The train trip up the coast along the sound was beautiful, and we did have two delays along the way – one caused by a bridge ahead needing to be inspected (better safe than sorry), and the other by a trespasser in the train yard on arrival into Vancouver. Once in Vancouver, we cleared Canadian customs confirming that we had plans to visit friends in the area and exit the country on a cruise ship in a few days.
All and all, we arrived a bit over an hour late, and thankfully our kind hosts Tracey and Harold are late owls too.
Train Adventure Summary
Amtrak isn’t the way to travel if you want the quickest way – but it’s a great way to travel if you have the extra time and aren’t on a fixed time schedule. Have some patience and adaptability for inevitable delays, and a smooth running cross country train trip can be a memory to last a lifetime.
And it’s not terribly expensive either. For our cross country 3-segment adventure from St. Louis to Vancouver, including our all-inclusive Roomette on the longest segment, we paid just $862 for the two of us. And it was easy to book directly at Amtrak.com. They do offer discounts for seniors, military, AAA members and more. Definitely compare different departure days, as prices can vary by supply and demand.
Sure, flying might have been cheaper & faster – but it wouldn’t have been nearly as much fun.
And for us, it’s usually about the adventure!
Next Adventure Up: In our next adventure report, we’ll tell about our wonderful introduction to Vancouver and making new friends, and the one-way Alaskan cruise that I write this post from.
Bus Update: Master Tech reports that they have been busy getting parts in to start our project, and getting space cleared out in their shop to dedicate to Zephyr.

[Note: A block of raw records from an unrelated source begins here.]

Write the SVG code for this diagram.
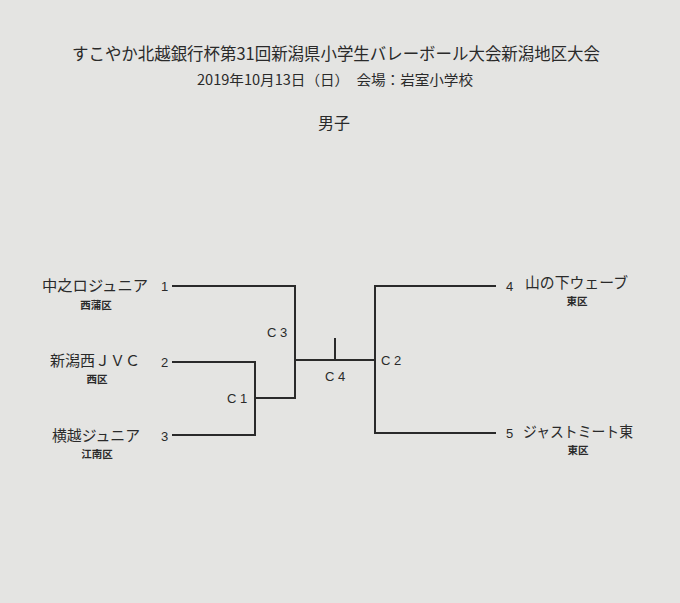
<svg xmlns="http://www.w3.org/2000/svg" width="680" height="603" viewBox="0 0 680 603">
<style>
text{fill:#2a2a2a;font-family:"Noto Sans CJK JP","Noto Sans CJK SC",sans-serif}
.title{font-size:17px}
.date{font-size:14px}
.head{font-size:16px}
.team{font-size:15px}
.area{font-size:10.5px;font-weight:bold;text-anchor:middle}
.num{font-family:"Liberation Sans",sans-serif;font-size:13px}
.mlabel{font-family:"Liberation Sans",sans-serif;font-size:13px}
.wire{fill:none;stroke:#2a2a2a;stroke-width:2}
</style>
<rect width="680" height="603" fill="#e4e4e2"/>
<g id="header">
<text class="title" x="72" y="60" textLength="528" lengthAdjust="spacingAndGlyphs">すこやか北越銀行杯第31回新潟県小学生バレーボール大会新潟地区大会</text>
<text class="date" x="197" y="85" textLength="276" lengthAdjust="spacingAndGlyphs">2019年10月13日（日）　会場：岩室小学校</text>
<text class="head" x="318" y="129" textLength="32" lengthAdjust="spacingAndGlyphs">男子</text>
</g>
<g id="connectors">
<path class="wire" d="M172,286 H295 V398 H255"/>
<path class="wire" d="M172,362 H255 V435 H172"/>
<path class="wire" d="M295,360 H375"/>
<path class="wire" d="M335,338 V360"/>
<path class="wire" d="M496,286 H375 V433 H496"/>
</g>
<g id="team1">
<text class="team" x="42" y="291" textLength="106" lengthAdjust="spacingAndGlyphs">中之ロジュニア</text>
<text class="num" x="161" y="291">1</text>
<text class="area" x="96" y="309">西蒲区</text>
</g>
<g id="team2">
<text class="team" x="50" y="366" textLength="90" lengthAdjust="spacingAndGlyphs">新潟西ＪＶＣ</text>
<text class="num" x="161" y="367">2</text>
<text class="area" x="97" y="383">西区</text>
</g>
<g id="team3">
<text class="team" x="52" y="441" textLength="88" lengthAdjust="spacingAndGlyphs">横越ジュニア</text>
<text class="num" x="161" y="441">3</text>
<text class="area" x="97" y="458">江南区</text>
</g>
<g id="team4">
<text class="num" x="506" y="291">4</text>
<text class="team" x="525" y="288" textLength="103" lengthAdjust="spacingAndGlyphs">山の下ウェーブ</text>
<text class="area" x="577" y="305">東区</text>
</g>
<g id="team5">
<text class="num" x="506" y="438">5</text>
<text class="team" x="523" y="437" textLength="110" lengthAdjust="spacingAndGlyphs">ジャストミート東</text>
<text class="area" x="578" y="454">東区</text>
</g>
<g id="match-c1"><text class="mlabel" x="227" y="403">C 1</text></g>
<g id="match-c3"><text class="mlabel" x="267" y="337">C 3</text></g>
<g id="match-c4"><text class="mlabel" x="325" y="381">C 4</text></g>
<g id="match-c2"><text class="mlabel" x="381" y="365">C 2</text></g>
</svg>
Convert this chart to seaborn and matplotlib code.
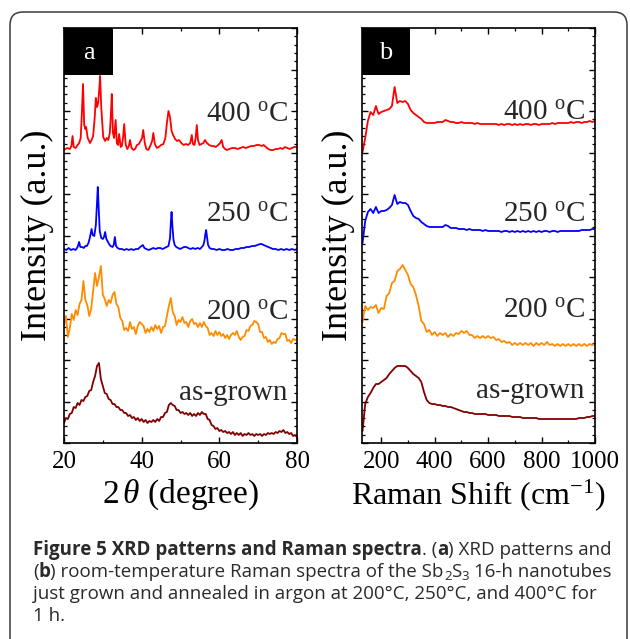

We’re continuing to coordinate with them on some details, including which patio awning option is going to be best for us.
While we’re a bit disappointed to not have much else to report on given it’s been 2 full weeks since we left Elkhart at this point – they promise us things will start moving at a rapid pace now. The goal is to complete the non-paint involved projects first while the bus is getting stripped, that way there’s little risk of any damage to the new paint once it’s done.